Issue (i): Whether the proposed scheme of amalgamation between the transferor and transferee companies should be sanctioned under the Companies Act, 1956.
Analysis: The scheme contemplated vesting of the transferor undertaking in the transferee company, transfer of all assets, liabilities and employees, and continuation of service on existing terms. The shareholders and secured creditors supported the scheme, and the Court found that the arrangement was commercially beneficial, promoted better utilisation of resources, and did not prejudice employees or contravene any statutory requirement. The scheme was found to be fair, just, sound, and not opposed to public policy or public interest.
Conclusion: The scheme of amalgamation was sanctioned.
Issue (ii): Whether the objections relating to increase and combination of authorised capital and the reference to a pending appeal against another amalgamation order were sufficient to deny sanction.
Analysis: The objection regarding authorised capital was rejected because the scheme itself provided for increasing the transferee's authorised capital to accommodate the share allotment, and the Court had already considered the legal position that the issue could be dealt with in the scheme. The further objection based on an alleged appeal in another matter was overruled for want of particulars showing the nature, status, or effect of any such appeal. The objections were held insufficient to prevent approval of the scheme.

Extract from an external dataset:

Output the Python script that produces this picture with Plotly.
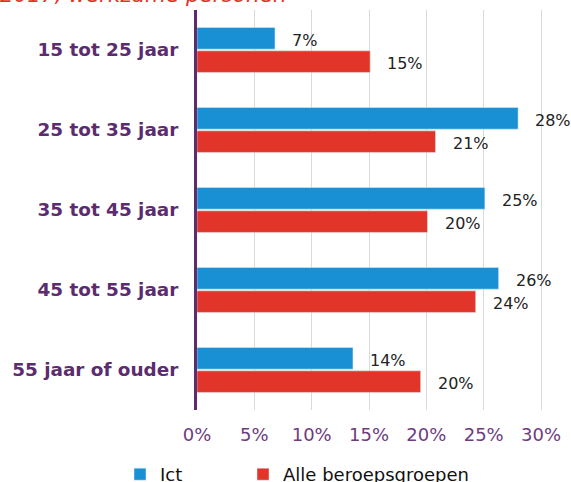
import plotly.graph_objects as go

categories = ["15 tot 25 jaar", "25 tot 35 jaar", "35 tot 45 jaar", "45 tot 55 jaar", "55 jaar of ouder"]
ict = [6.8, 28.0, 25.1, 26.3, 13.6]
alle = [15.1, 20.8, 20.1, 24.3, 19.5]
ict_labels = ["7%", "28%", "25%", "26%", "14%"]
alle_labels = ["15%", "21%", "20%", "24%", "20%"]
tick_vals = [0, 5, 10, 15, 20, 25, 30]
tick_text = ["0%", "5%", "10%", "15%", "20%", "25%", "30%"]

BLUE = "#1a90d4"
RED = "#e2352a"
PURPLE = "#5b2c6f"
TICKPURPLE = "#6e3b7e"

fig = go.Figure()
fig.add_trace(go.Bar(y=categories, x=ict, orientation="h", name="Ict", marker_color=BLUE,
                     legend="legend"))
fig.add_trace(go.Bar(y=categories, x=alle, orientation="h", name="Alle beroepsgroepen", marker_color=RED,
                     legend="legend2"))

annotations = []
for cat, v, t in zip(categories, ict, ict_labels):
    annotations.append(dict(x=v, y=cat, text=t, showarrow=False, xanchor="left", yanchor="middle",
                            xshift=15, yshift=10, font=dict(family="DejaVu Sans", size=16, color="#222")))
for cat, v, t in zip(categories, alle, alle_labels):
    annotations.append(dict(x=v, y=cat, text=t, showarrow=False, xanchor="left", yanchor="middle",
                            xshift=15, yshift=-13, font=dict(family="DejaVu Sans", size=16, color="#222")))
annotations.append(dict(xref="paper", yref="paper", x=-0.575, y=1.0, xanchor="left", yanchor="bottom",
                        text="2017, werkzame personen", showarrow=False, yshift=1,
                        font=dict(family="DejaVu Sans", size=21.5, color=RED, style="italic")))

legend_style = dict(orientation="h", xanchor="left", y=-0.115, yanchor="top",
                    font=dict(family="DejaVu Sans", size=18, color="#111"),
                    itemwidth=30, bgcolor="rgba(0,0,0,0)")

fig.update_layout(
    width=571, height=482,
    margin=dict(l=197, r=28, t=10, b=72, autoexpand=False),
    paper_bgcolor="white", plot_bgcolor="white",
    barmode="group", bargap=0.4175, bargroupgap=0.073,
    annotations=annotations,
    showlegend=True,
    legend=dict(x=-0.2225, **legend_style),
    legend2=dict(x=0.133, **legend_style),
    xaxis=dict(range=[0, 30.17], tickvals=tick_vals, ticktext=tick_text,
               showgrid=True, gridcolor="#d9d9d9", gridwidth=1, zeroline=False,
               tickfont=dict(family="DejaVu Sans", size=18, color=TICKPURPLE),
               ticks="", ticklabelstandoff=12, fixedrange=True, automargin=False),
    yaxis=dict(autorange="reversed", showline=True, linecolor=PURPLE, linewidth=3,
               tickfont=dict(family="DejaVu Sans", size=18.4, color=PURPLE, weight="bold"),
               ticks="", ticklabelstandoff=12, showgrid=False, fixedrange=True, automargin=False),
)

fig.write_html("out.html", config={"displayModeBar": False},
               post_script="document.body.style.margin='0';document.body.style.overflow='hidden';")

Conclusion: The objections did not bar sanction of the scheme.
Final Conclusion: The amalgamation was approved, the transferor company was to stand dissolved without winding up, and the scheme took effect from the appointed date.
Ratio Decidendi: A scheme of amalgamation may be sanctioned when it is fair, just, sound, compliant with statutory requirements, and not prejudicial to employees, creditors, or public interest, and unsupported objections do not justify refusal of approval.